Cutil Source Code

I have been trying to figure out cutTimer function
It would be great if i could have a look at the source code for the cutil functions but i am unable to locate it :(

cutil is part of the SDK.

i could only find the cutil header file which has only a brief discription of the functions,are there better explanation on what exactly the functions do ?

I’m not sure what info you’re looking for about the timer functions that isn’t found in cutil.h. Basically, I do something like this whenever I’m using a timer:

unsigned int timer;

CUT_SAFE_CALL(cutCreateTimer(&timer));

CUT_SAFE_CALL(cutResetTimer(timer)); // might be unnecessary, but I haven't had a chance to ensure that it is always unnecessary

CUT_SAFE_CALL(cutStartTimer(timer));

// call kernel

...

CUT_SAFE_CALL(cutStopTimer(timer));

printf("The call took %f ms\n", CUT_SAFE_CALL(cutGetTimerValue(timer)));

CUT_SAFE_CALL(cutDeleteTimer(timer));

Does that help?

the doubt i have is does the cutTmer wait for whatever GPU calls have been made (before the line where stop is called ) to complete and only then will cutStopTimer execute

or is it like the kernel might be executing in the background and the host code there keeps executing and might triger the cutTimerStop??.

also does it in way interfere with the normal execution of the code?

and also can i measure CPU prefomance also with it ??

No, cuttimer wil not wait or synchronize for anything, you need to do this yourself.
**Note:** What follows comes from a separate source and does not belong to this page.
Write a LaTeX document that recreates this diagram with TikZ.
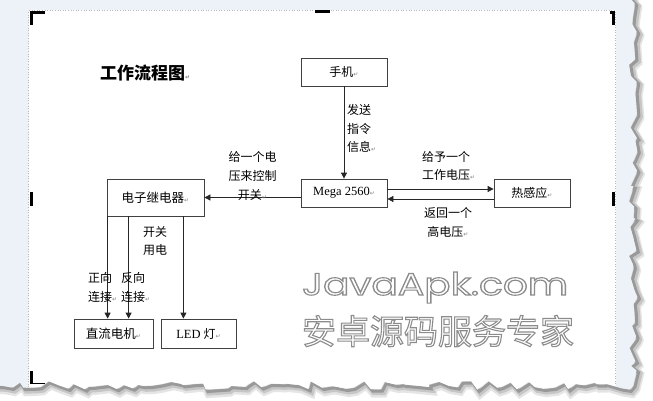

See the SDK demos…

I’m new to this as well, but it seems that if you compile your code in RELEASE mode, which is the default for the projects, the kernel invocation will return immediately, leaving the kernel code to execute on the GPU. This means that the timer is really just timing how long it took to tell the GPU to run the kernel, not the kernel execution time. I believe there are two solutions to this problem.

First, you could call cudaThreadSynchronize() before calling cutStopTimer(). I’ve tried this, and it works.

A much better solution is to run your code in DEBUG mode. My understanding is that the various cutil macros will call cudaThreadSynchronize() in DEBUG mode, but not in RELEASE mode. So, if you just want to get an idea of speedup, compile and run your code in DEBUG mode. When you’re satisfied that the code works, use RELEASE, and the various cutil macros will no longer call cudaThreadSynchronize(), and shouldn’t have much impact on normal execution.